| What is expected |
Retype the data exactly, from its first line to the line containing "import * as", including both, and skip any picture.

| Given information |
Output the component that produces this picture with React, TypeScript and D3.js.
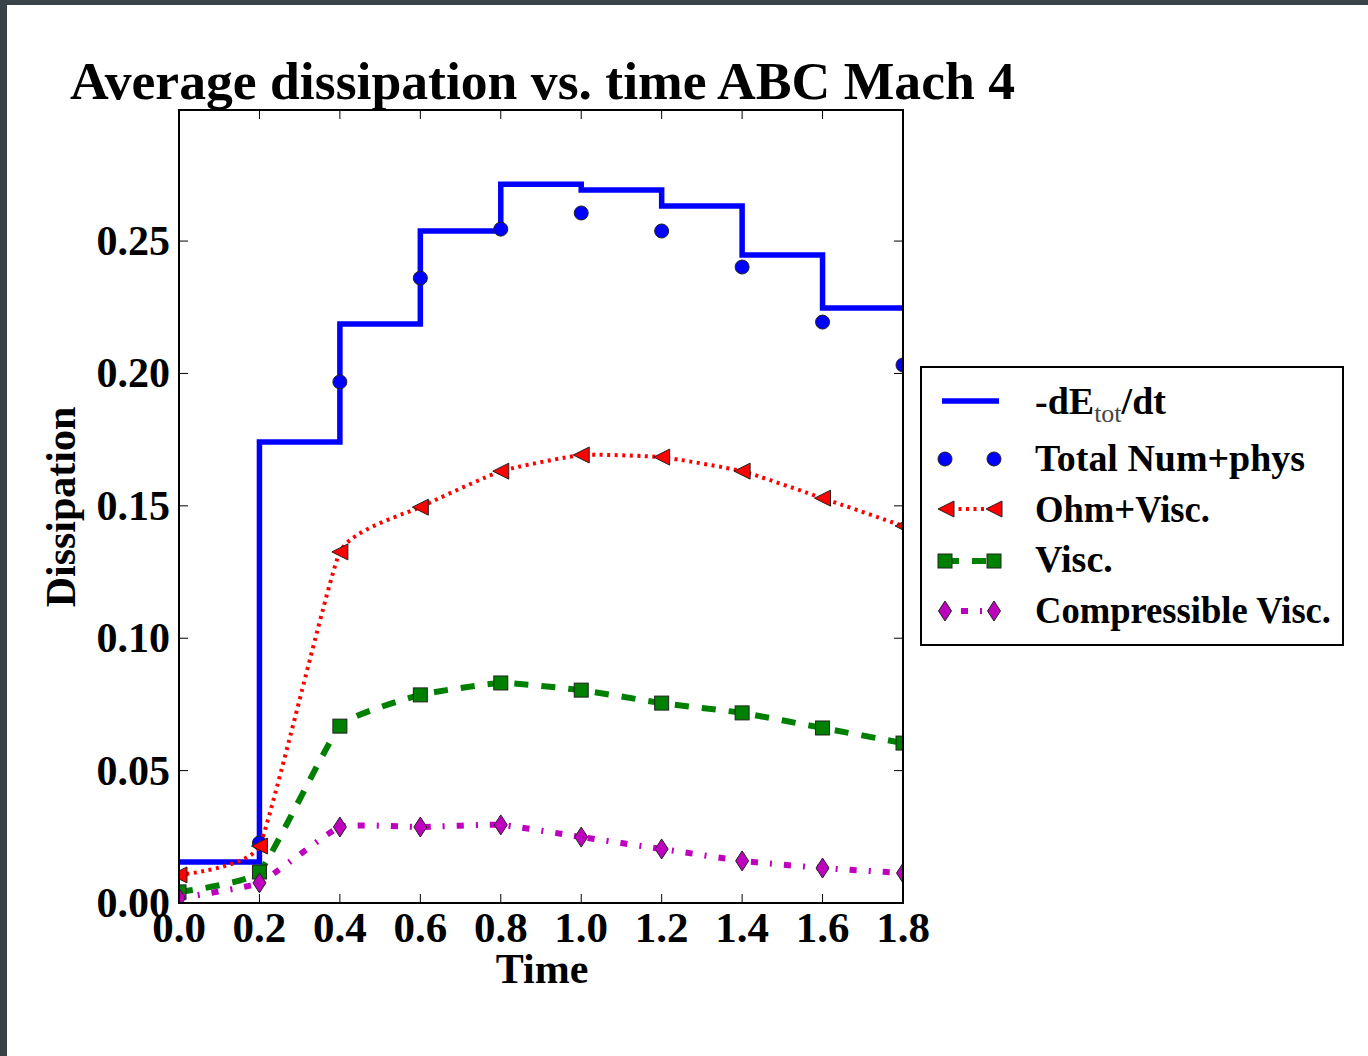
import React from "react";
import * as d3 from "d3";

const times = [0.0, 0.2, 0.4, 0.6, 0.8, 1.0, 1.2, 1.4, 1.6, 1.8];
const dEdtSteps = [0.0155, 0.1741, 0.2187, 0.2538, 0.2715, 0.2693, 0.2632, 0.2447, 0.2247, 0.2247];
const totalTimes = [0.2, 0.4, 0.6, 0.8, 1.0, 1.2, 1.4, 1.6, 1.8];
const totalNumPhys = [0.0227, 0.1968, 0.236, 0.2545, 0.2606, 0.2538, 0.2402, 0.2194, 0.2032];
const ohmVisc = [0.0106, 0.0215, 0.1326, 0.1495, 0.1631, 0.1692, 0.1684, 0.1631, 0.1529, 0.1424];
const visc = [0.0042, 0.0117, 0.0668, 0.0786, 0.0831, 0.0804, 0.0755, 0.0718, 0.0661, 0.0604];
const compVisc = [0.0019, 0.0076, 0.0287, 0.0287, 0.0295, 0.0249, 0.0204, 0.0159, 0.0132, 0.0113];
const xTicks = [0, 0.2, 0.4, 0.6, 0.8, 1.0, 1.2, 1.4, 1.6, 1.8];
const yTicks = [0, 0.05, 0.1, 0.15, 0.2, 0.25];

const FONT = "'Liberation Serif', 'DejaVu Serif', serif";
const L = 179, R = 903, T = 110, B = 903;

const x = d3.scaleLinear().domain([0, 1.8]).range([L, R]);
const y = d3.scaleLinear().domain([0, 0.2995]).range([B, T]);

const EDGE = "#222";

function Circle({ cx, cy }: { cx: number; cy: number }) {
  return <circle cx={cx} cy={cy} r={7} fill="#0000ff" stroke={EDGE} strokeWidth={1} />;
}
function TriLeft({ cx, cy }: { cx: number; cy: number }) {
  const s = 8;
  return (
    <path
      d={`M${cx - s},${cy} L${cx + s},${cy - s} L${cx + s},${cy + s} Z`}
      fill="#ff0000"
      stroke={EDGE}
      strokeWidth={1}
    />
  );
}
function Square({ cx, cy }: { cx: number; cy: number }) {
  const s = 7;
  return <rect x={cx - s} y={cy - s} width={2 * s} height={2 * s} fill="#008000" stroke={EDGE} strokeWidth={1} />;
}
function Diamond({ cx, cy }: { cx: number; cy: number }) {
  const w = 6.5, h = 10;
  return (
    <path
      d={`M${cx},${cy - h} L${cx + w},${cy} L${cx},${cy + h} L${cx - w},${cy} Z`}
      fill="#bf00bf"
      stroke={EDGE}
      strokeWidth={1}
    />
  );
}

export default function App() {
  const stepLine = d3
    .line<[number, number]>()
    .x((d) => x(d[0]))
    .y((d) => y(d[1]))
    .curve(d3.curveStepAfter);
  const smooth = d3
    .line<[number, number]>()
    .x((d) => x(d[0]))
    .y((d) => y(d[1]))
    .curve(d3.curveCardinal.tension(0.6));

  const stepPts: [number, number][] = times.map((t, i) => [t, dEdtSteps[i]]);
  const redPts: [number, number][] = times.map((t, i) => [t, ohmVisc[i]]);
  const greenPts: [number, number][] = times.map((t, i) => [t, visc[i]]);
  const magPts: [number, number][] = times.map((t, i) => [t, compVisc[i]]);

  const legendRows = [401, 459, 509, 561, 611];

  return (
    <svg
      width={1368}
      height={1056}
      style={{ position: "absolute", left: 0, top: 0, display: "block" }}
      fontFamily={FONT}
    >
      <rect x={0} y={0} width={1368} height={1056} fill="#394246" />
      <rect x={7} y={5} width={1361} height={1051} fill="#ffffff" />
      <defs>
        <clipPath id="plotclip">
          <rect x={L} y={T} width={R - L} height={B - T} />
        </clipPath>
      </defs>

      <text x={70} y={99} fontSize={53} fontWeight="bold" textLength={945} lengthAdjust="spacingAndGlyphs">
        Average dissipation vs. time ABC Mach 4
      </text>

      <g clipPath="url(#plotclip)">
        <path d={stepLine(stepPts) || ""} fill="none" stroke="#0000ff" strokeWidth={5.5} strokeLinejoin="miter" />
        {totalTimes.map((t, i) => (
          <Circle key={"c" + i} cx={x(t)} cy={y(totalNumPhys[i])} />
        ))}
        <path d={smooth(redPts) || ""} fill="none" stroke="#ff0000" strokeWidth={4} strokeDasharray="3,4.5" />
        {times.map((t, i) => (
          <TriLeft key={"r" + i} cx={x(t)} cy={y(ohmVisc[i])} />
        ))}
        <path d={smooth(greenPts) || ""} fill="none" stroke="#008000" strokeWidth={6} strokeDasharray="14,13" />
        {times.map((t, i) => (
          <Square key={"g" + i} cx={x(t)} cy={y(visc[i])} />
        ))}
        <path d={smooth(magPts) || ""} fill="none" stroke="#bf00bf" strokeWidth={6} strokeDasharray="7,12,2,12" />
        {times.map((t, i) => (
          <Diamond key={"m" + i} cx={x(t)} cy={y(compVisc[i])} />
        ))}
      </g>

      <rect x={L} y={T} width={R - L} height={B - T} fill="none" stroke="#000" strokeWidth={2} />

      {xTicks.map((t, i) => (
        <g key={"xt" + i}>
          <line x1={x(t)} x2={x(t)} y1={B} y2={B - 9} stroke="#000" strokeWidth={1} />
          <line x1={x(t)} x2={x(t)} y1={T} y2={T + 9} stroke="#000" strokeWidth={1} />
          <text x={x(t)} y={942} fontSize={43} fontWeight="bold" textAnchor="middle">
            {t.toFixed(1)}
          </text>
        </g>
      ))}
      {yTicks.map((t, i) => (
        <g key={"yt" + i}>
          <line x1={L} x2={L + 9} y1={y(t)} y2={y(t)} stroke="#000" strokeWidth={1} />
          <line x1={R} x2={R - 9} y1={y(t)} y2={y(t)} stroke="#000" strokeWidth={1} />
          <text x={170} y={y(t) + 14} fontSize={42} fontWeight="bold" textAnchor="end">
            {t.toFixed(2)}
          </text>
        </g>
      ))}

      <text x={542} y={983} fontSize={42} fontWeight="bold" textAnchor="middle">
        Time
      </text>
      <text transform={`translate(75,507) rotate(-90)`} fontSize={42} fontWeight="bold" textAnchor="middle">
        Dissipation
      </text>

      <rect x={921} y={367} width={422} height={278} fill="#fff" stroke="#000" strokeWidth={2} />
      <line x1={942} x2={999} y1={legendRows[0]} y2={legendRows[0]} stroke="#0000ff" strokeWidth={5.5} />
      <Circle cx={945} cy={legendRows[1]} />
      <Circle cx={994} cy={legendRows[1]} />
      <line x1={945} x2={994} y1={legendRows[2]} y2={legendRows[2]} stroke="#ff0000" strokeWidth={4} strokeDasharray="3,4.5" strokeDashoffset={-6} />
      <TriLeft cx={946} cy={legendRows[2]} />
      <TriLeft cx={994} cy={legendRows[2]} />
      <line x1={945} x2={994} y1={legendRows[3]} y2={legendRows[3]} stroke="#008000" strokeWidth={6} strokeDasharray="14,13" />
      <Square cx={945} cy={legendRows[3]} />
      <Square cx={994} cy={legendRows[3]} />
      <line x1={945} x2={994} y1={legendRows[4]} y2={legendRows[4]} stroke="#bf00bf" strokeWidth={6} strokeDasharray="7,12,2,12" strokeDashoffset={-16} />
      <Diamond cx={945} cy={legendRows[4]} />
      <Diamond cx={994} cy={legendRows[4]} />

      <text x={1035} y={414} fontSize={38} fontWeight="bold">
        -dE
        <tspan fontSize={26} fontWeight="normal" fill="#444" dy={8}>
          tot
        </tspan>
        <tspan dy={-8}>/dt</tspan>
      </text>
      <text x={1035} y={471} fontSize={38} fontWeight="bold" textLength={270} lengthAdjust="spacingAndGlyphs">
        Total Num+phys
      </text>
      <text x={1035} y={522} fontSize={38} fontWeight="bold" textLength={175} lengthAdjust="spacingAndGlyphs">
        Ohm+Visc.
      </text>
      <text x={1035} y={572} fontSize={38} fontWeight="bold">
        Visc.
      </text>
      <text x={1035} y={623} fontSize={38} fontWeight="bold" textLength={296} lengthAdjust="spacingAndGlyphs">
        Compressible Visc.
      </text>
    </svg>
  );
}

| Solution for this task |
Output the component that produces this picture with React, TypeScript and D3.js.
import React from "react";
import * as d3 from "d3";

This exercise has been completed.